Data block:

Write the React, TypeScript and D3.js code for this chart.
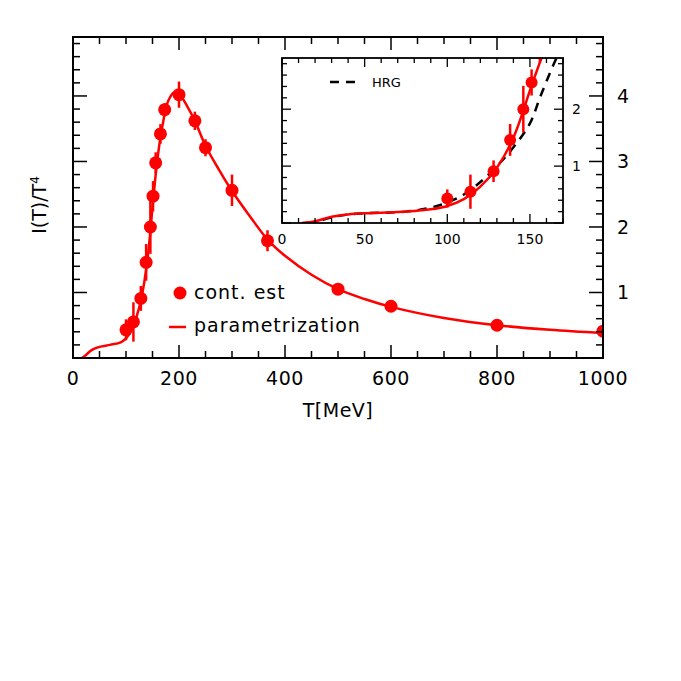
import React from "react";
import * as d3 from "d3";

// ---- data ----
const pointT = [100, 114, 128, 138, 146, 151, 156, 165, 173, 200, 230, 250, 300, 367, 500, 600, 800, 1000];
const pointY = [0.43, 0.55, 0.91, 1.46, 2.0, 2.47, 2.98, 3.42, 3.79, 4.02, 3.62, 3.21, 2.56, 1.79, 1.05, 0.79, 0.5, 0.41];
const pointErr = [0.16, 0.3, 0.19, 0.28, 0.41, 0.23, 0.16, 0.15, 0.1, 0.2, 0.14, 0.13, 0.24, 0.16, 0.03, 0.03, 0.03, 0.03];

const paramT = [17, 25, 35, 50, 70, 90, 100, 110, 120, 130, 140, 145, 150, 155, 160, 165, 170, 175, 180, 190, 200, 215, 230, 250, 275, 300, 335, 368, 400, 450, 500, 550, 600, 700, 800, 900, 1000];
const paramY = [0, 0.05, 0.12, 0.17, 0.2, 0.24, 0.3, 0.42, 0.63, 0.95, 1.47, 1.85, 2.3, 2.72, 3.08, 3.37, 3.6, 3.8, 3.93, 4.05, 4.03, 3.85, 3.62, 3.24, 2.88, 2.55, 2.15, 1.8, 1.56, 1.27, 1.05, 0.9, 0.78, 0.61, 0.5, 0.43, 0.38];

const insetParamT = [12, 20, 30, 40, 50, 60, 75, 90, 100, 110, 120, 130, 140, 150, 152, 157, 162];
const insetParamY = [0, 0.03, 0.11, 0.15, 0.17, 0.18, 0.2, 0.24, 0.3, 0.42, 0.64, 0.97, 1.5, 2.33, 2.5, 2.9, 3.3];

const hrgT = [15, 20, 30, 40, 50, 75, 90, 100, 110, 120, 130, 140, 150, 156, 163, 166, 170];
const hrgY = [0, 0.02, 0.1, 0.15, 0.17, 0.2, 0.27, 0.36, 0.5, 0.72, 1.0, 1.33, 1.75, 2.2, 2.7, 2.9, 3.2];

const mainXTicks = [0, 200, 400, 600, 800, 1000];
const mainYTicks = [1, 2, 3, 4];
const insetXTicks = [0, 50, 100, 150];
const insetYTicks = [1, 2];

const RED = "#ff0000";
const FONT = "DejaVu Sans, sans-serif";

export default function App() {
  // main scales
  const x = d3.scaleLinear().domain([0, 1000]).range([73, 603]);
  const y = d3.scaleLinear().domain([0, 4.9]).range([358, 37]);
  // inset scales
  const ix = d3.scaleLinear().domain([0, 170]).range([282, 563]);
  const iy = d3.scaleLinear().domain([0, 2.9]).range([223, 58]);

  const mainLine = d3
    .line<number>()
    .x((_, i) => x(paramT[i]))
    .y((d) => y(d))
    .curve(d3.curveCatmullRom.alpha(0.5));
  const insetLine = d3
    .line<number>()
    .x((_, i) => ix(insetParamT[i]))
    .y((d) => iy(d))
    .curve(d3.curveCatmullRom.alpha(0.5));
  const hrgLine = d3
    .line<number>()
    .x((_, i) => ix(hrgT[i]))
    .y((d) => iy(d))
    .curve(d3.curveCatmullRom.alpha(0.5));

  const mainXMinor = d3.range(0, 1001, 50);
  const mainYMinor = d3.range(0, 4.9001, 0.2);
  const insetXMinor = d3.range(0, 171, 10);
  const insetYMinor = d3.range(0, 2.9001, 0.2);

  const isMajor = (v: number, step: number) => Math.abs(v / step - Math.round(v / step)) < 1e-6;

  return (
    <svg
      width={681}
      height={681}
      style={{ position: "absolute", left: 0, top: 0, background: "#fff" }}
      fontFamily={FONT}
    >
      <defs>
        <clipPath id="mainClip">
          <rect x={73} y={37} width={530} height={321} />
        </clipPath>
        <clipPath id="insetClip">
          <rect x={282} y={58} width={281} height={165} />
        </clipPath>
      </defs>
      <rect x={0} y={0} width={681} height={681} fill="#fff" />

      {/* main plot content */}
      <g clipPath="url(#mainClip)">
        <path d={mainLine(paramY) || ""} fill="none" stroke={RED} strokeWidth={2.5} />
        {pointT.map((t, i) => (
          <line
            key={"e" + i}
            x1={x(t)}
            x2={x(t)}
            y1={y(pointY[i] - pointErr[i])}
            y2={y(pointY[i] + pointErr[i])}
            stroke={RED}
            strokeWidth={2.5}
          />
        ))}
        {pointT.map((t, i) => (
          <circle key={"p" + i} cx={x(t)} cy={y(pointY[i])} r={6.5} fill={RED} />
        ))}
      </g>

      {/* main frame */}
      <rect x={73} y={37} width={530} height={321} fill="none" stroke="#000" strokeWidth={2} />
      {mainXMinor.map((v) => {
        const L = isMajor(v, 200) ? 13 : 7;
        return (
          <g key={"mx" + v}>
            <line x1={x(v)} x2={x(v)} y1={358} y2={358 - L} stroke="#000" strokeWidth={1.5} />
            <line x1={x(v)} x2={x(v)} y1={37} y2={37 + L} stroke="#000" strokeWidth={1.5} />
          </g>
        );
      })}
      {mainYMinor.map((v) => {
        const L = isMajor(v, 1) ? 14 : 7;
        return (
          <g key={"my" + v.toFixed(1)}>
            <line x1={73} x2={73 + L} y1={y(v)} y2={y(v)} stroke="#000" strokeWidth={1.5} />
            <line x1={603} x2={603 - L} y1={y(v)} y2={y(v)} stroke="#000" strokeWidth={1.5} />
          </g>
        );
      })}
      {mainXTicks.map((v) => (
        <text key={"mxl" + v} x={x(v)} y={385} textAnchor="middle" fontSize={19} letterSpacing={0.5} fill="#000">
          {v}
        </text>
      ))}
      {mainYTicks.map((v) => (
        <text key={"myl" + v} x={617} y={y(v) + 7} textAnchor="start" fontSize={19} fill="#000">
          {v}
        </text>
      ))}
      <text x={338} y={417} textAnchor="middle" fontSize={19} letterSpacing={0.5} fill="#000">
        T[MeV]
      </text>
      <text
        transform="translate(46,205) rotate(-90)"
        textAnchor="middle"
        fontSize={19}
        fill="#000"
      >
        I(T)/T
        <tspan dy={-7} fontSize={12}>
          4
        </tspan>
      </text>

      {/* legend */}
      <circle cx={180} cy={293} r={6.5} fill={RED} />
      <text x={194} y={299} fontSize={19} letterSpacing={1} fill="#000">
        cont. est
      </text>
      <line x1={169} x2={186} y1={327} y2={327} stroke={RED} strokeWidth={2.5} />
      <text x={194} y={332} fontSize={19} letterSpacing={1} fill="#000">
        parametrization
      </text>

      {/* inset */}
      <rect x={282} y={58} width={281} height={165} fill="#fff" />
      <g clipPath="url(#insetClip)">
        <path d={hrgLine(hrgY) || ""} fill="none" stroke="#000" strokeWidth={2.5} strokeDasharray="9,7" />
        <path d={insetLine(insetParamY) || ""} fill="none" stroke={RED} strokeWidth={2.5} />
        {pointT.map((t, i) => (
          <line
            key={"ie" + i}
            x1={ix(t)}
            x2={ix(t)}
            y1={iy(pointY[i] - pointErr[i])}
            y2={iy(pointY[i] + pointErr[i])}
            stroke={RED}
            strokeWidth={2.5}
          />
        ))}
        {pointT.map((t, i) => (
          <circle key={"ip" + i} cx={ix(t)} cy={iy(pointY[i])} r={6} fill={RED} />
        ))}
      </g>
      <rect x={282} y={58} width={281} height={165} fill="none" stroke="#000" strokeWidth={1.8} />
      {insetXMinor.map((v) => {
        const L = isMajor(v, 50) ? 9 : 5;
        return (
          <g key={"ix" + v}>
            <line x1={ix(v)} x2={ix(v)} y1={223} y2={223 - L} stroke="#000" strokeWidth={1.3} />
            <line x1={ix(v)} x2={ix(v)} y1={58} y2={58 + L} stroke="#000" strokeWidth={1.3} />
          </g>
        );
      })}
      {insetYMinor.map((v) => {
        const L = isMajor(v, 1) ? 9 : 5;
        return (
          <g key={"iy" + v.toFixed(1)}>
            <line x1={282} x2={282 + L} y1={iy(v)} y2={iy(v)} stroke="#000" strokeWidth={1.3} />
            <line x1={563} x2={563 - L} y1={iy(v)} y2={iy(v)} stroke="#000" strokeWidth={1.3} />
          </g>
        );
      })}
      {insetXTicks.map((v) => (
        <text key={"ixl" + v} x={ix(v)} y={244} textAnchor="middle" fontSize={14} fill="#000">
          {v}
        </text>
      ))}
      {insetYTicks.map((v) => (
        <text key={"iyl" + v} x={572} y={iy(v) + 5} textAnchor="start" fontSize={14} fill="#000">
          {v}
        </text>
      ))}
      {/* HRG legend */}
      <line x1={330} x2={357} y1={82} y2={82} stroke="#000" strokeWidth={2.5} strokeDasharray="9,7" />
      <text x={372} y={87} fontSize={13} fill="#000">
        HRG
      </text>
    </svg>
  );
}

Work to be completed: Pictures stay out. Repeat only the lines from the beginning of the data through the line that has "import * as".

Response to this task:
Write the React, TypeScript and D3.js code for this chart.
import React from "react";
import * as d3 from "d3";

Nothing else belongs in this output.